A Year In Review for Covid-19 Vaccinations


Covid-19 vaccinations began a year ago. These numbers show how it's going

On December 14, 2020, nurse Sandra Lindsay rolled up her left sleeve at a New York City hospital and became one of the first people in the US to get vaccinated against Covid-19.

The vaccine was from Pfizer/BioNTech, and it had been authorized for emergency use only three days earlier by the FDA -- the first counterblow against a deadly virus that had crippled the country and shut down much of the world. Authorization for Covid-19 vaccines from Moderna and Johnson & Johnson soon followed.

A year later, millions of people in the US -- and billions around the world -- have been vaccinated against the coronavirus. The pandemic is still with us. But the vaccines have saved countless lives, reduced hospitalizations and helped restore some normalcy to our social activities.

They also have been greeted with skepticism and fear by many people who refuse to get them. Vaccine mandates have sparked protests, pitted companies against employees and complicated international travel.

And vaccine doses have disproportionately gone to wealthier countries, leaving poorer ones less protected.

As we mark one year of these vaccines, the world is fighting pandemic fatigue and the threats of new variants. But hundreds of thousands of people still are getting vaccinated each day in the US.


Here's a look at Covid-19 vaccines, by the numbers:

At least 485 million coronavirus vaccine doses administered so far in the United States. Nearly 60% of doses administered have been Pfizer/BioNTech, while another 38% have been the Moderna vaccine. Less than 4% of doses administered have been from J&J.

At least 202 million people of all ages are fully vaccinated in the US, about 60.9% of the total population, according to figures this week from the US Centers for Disease Control and Prevention.

Vaccination coverage in the US increases by age group. More than 87% of seniors are fully vaccinated, compared to less than 60% of adults under the age of 25 and about half of adolescents age 12 to 17.

Racial disparities in vaccination persist, but the gaps are not as wide as they were in the early months.

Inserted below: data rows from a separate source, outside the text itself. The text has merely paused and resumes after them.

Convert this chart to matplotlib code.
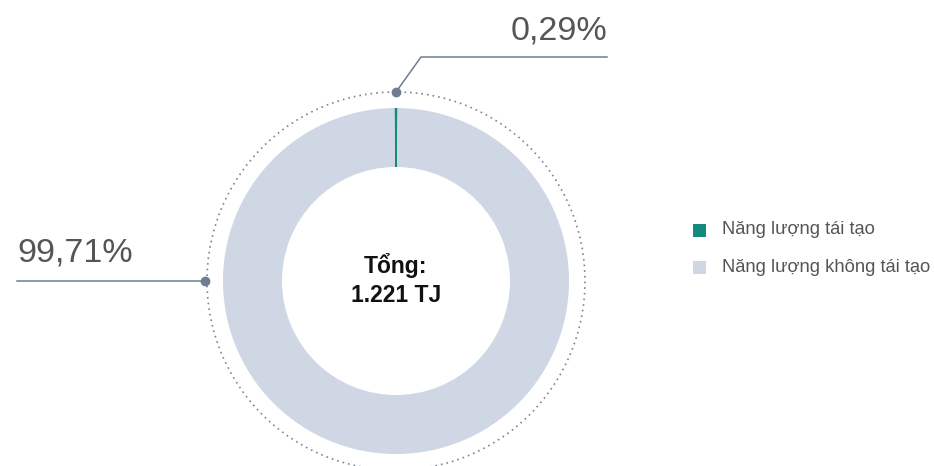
import matplotlib
matplotlib.use("Agg")
import matplotlib.pyplot as plt
from matplotlib.patches import Circle, Rectangle
import numpy as np

plt.rcParams['font.family'] = ['Liberation Sans', 'DejaVu Sans']

categories = ["Năng lượng tái tạo", "Năng lượng không tái tạo"]
values = [0.29, 99.71]
colors = ["#138a7b", "#cfd7e4"]
center_title = "Tổng:"
center_total = "1.221 TJ"
label_angles = [90, 180]

W, H = 934, 466
fig = plt.figure(figsize=(W / 100, H / 100), dpi=100)
ax = fig.add_axes([0, 0, 1, 1])

cx, cy = 396, H - 281
R, width = 173, 59
start = 90 - values[0] / sum(values) * 360 / 2
ax.pie(values, colors=colors, startangle=start, counterclock=True,
       radius=R, center=(cx, cy), wedgeprops=dict(width=width, linewidth=0))
ax.set_xlim(0, W)
ax.set_ylim(0, H)
ax.set_aspect('equal')
ax.axis('off')

# dotted outer ring
ax.add_patch(Circle((cx, cy), 189, fill=False, edgecolor="#7a869a",
                    linewidth=1.2, linestyle=(0, (1, 2.4))))

line_c = "#6f7d91"


def fmt(v):
    return f"{v:.2f}".replace(".", ",") + "%"


a = np.deg2rad(label_angles[0])
px, py = cx + 189 * np.cos(a), cy + 189 * np.sin(a)
ax.plot([px, px + 25, 607], [py, H - 57, H - 57], color=line_c, lw=1.1)
ax.plot(px, py, 'o', color=line_c, ms=6)
ax.text(607, H - 40, fmt(values[0]), ha='right', va='baseline',
        fontsize=24.5, color="#555555")

a = np.deg2rad(label_angles[1])
px, py = cx + 191 * np.cos(a), cy + 191 * np.sin(a)
ax.plot([px, 17], [py, py], color=line_c, lw=1.1)
ax.plot(px, py, 'o', color=line_c, ms=6)
ax.text(17, H - 262, fmt(values[1]), ha='left', va='baseline',
        fontsize=24.5, color="#555555")

# center text
ax.text(cx, H - 265, center_title, ha='center', va='center',
        fontsize=16.5, fontweight='bold', color="#111111")
ax.text(cx, H - 296, center_total, ha='center', va='center',
        fontsize=16.5, fontweight='bold', color="#111111")

# legend
for i, (lab, col) in enumerate(zip(categories, colors)):
    y = H - (230 + i * 37)
    ax.add_patch(Rectangle((693, y - 6.5), 13, 13, facecolor=col, edgecolor='none'))
    ax.text(722, y, lab, ha='left', va='center', fontsize=13.2, color="#555555")

fig.savefig("out.png", dpi=100)
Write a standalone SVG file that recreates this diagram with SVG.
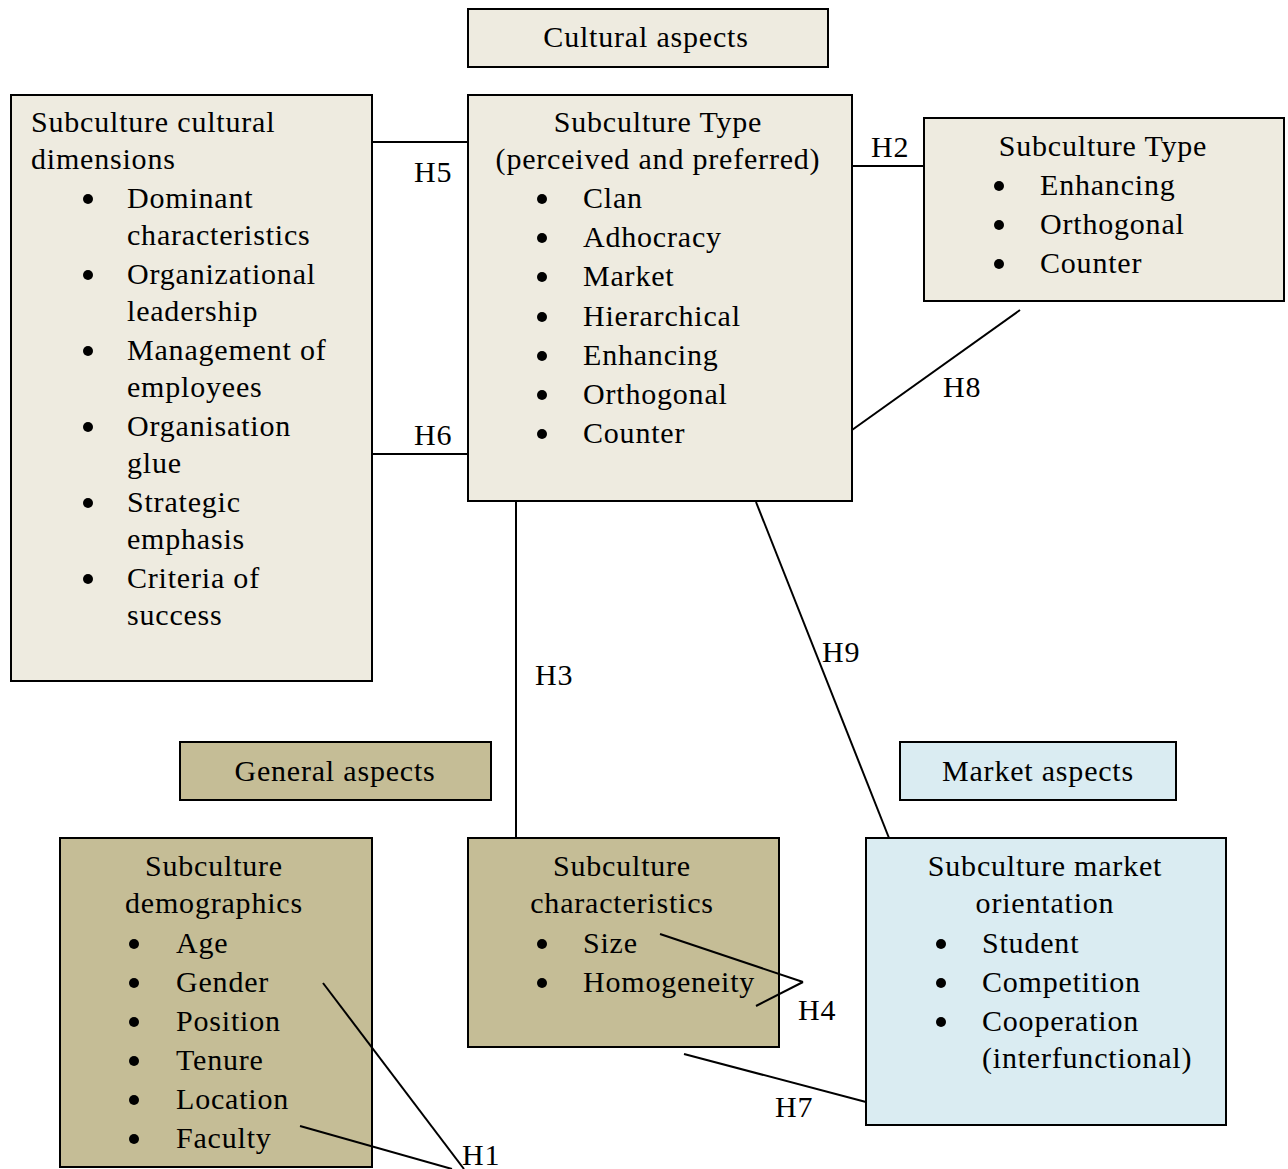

23.4% of eligible people in the US, including all adults and children ages 5 and over, who have not received a dose of the Covid-19 vaccine, according to CDC data. That's roughly 73 million people. The CDC notes that first doses may be overestimated in their data second dose or booster.

Vaccination uptake varies widely state to state. More than three-quarters of people in Vermont are fully vaccinated, for example, but there are still six states where less than half of residents are fully vaccinated, according to CDC data: Alabama, Georgia, Idaho, Louisiana, Mississippi and Wyoming.


2 million doses are administered each day in the US. For the first month of the vaccination campaign in the United States, an average of less than 1 million doses were being administered each day. That jumped to a peak of about 3.4 million doses per day in mid-April once eligibility expanded to all adults.

The pace of vaccinations dropped dramatically over the summer, but is ticking up again, with booster shots accounting for more than half of the doses administered each day.

The daily pace of boosters has risen quickly in recent weeks since the Omicron variant was identified.

16.7% of children ages 5 to 11 in the US who've received at least one dose of a coronavirus vaccine.

CDC data put that figure closer to 19%, but the agency notes that first doses may be overestimated. About 10% of kids in this age group are fully vaccinated.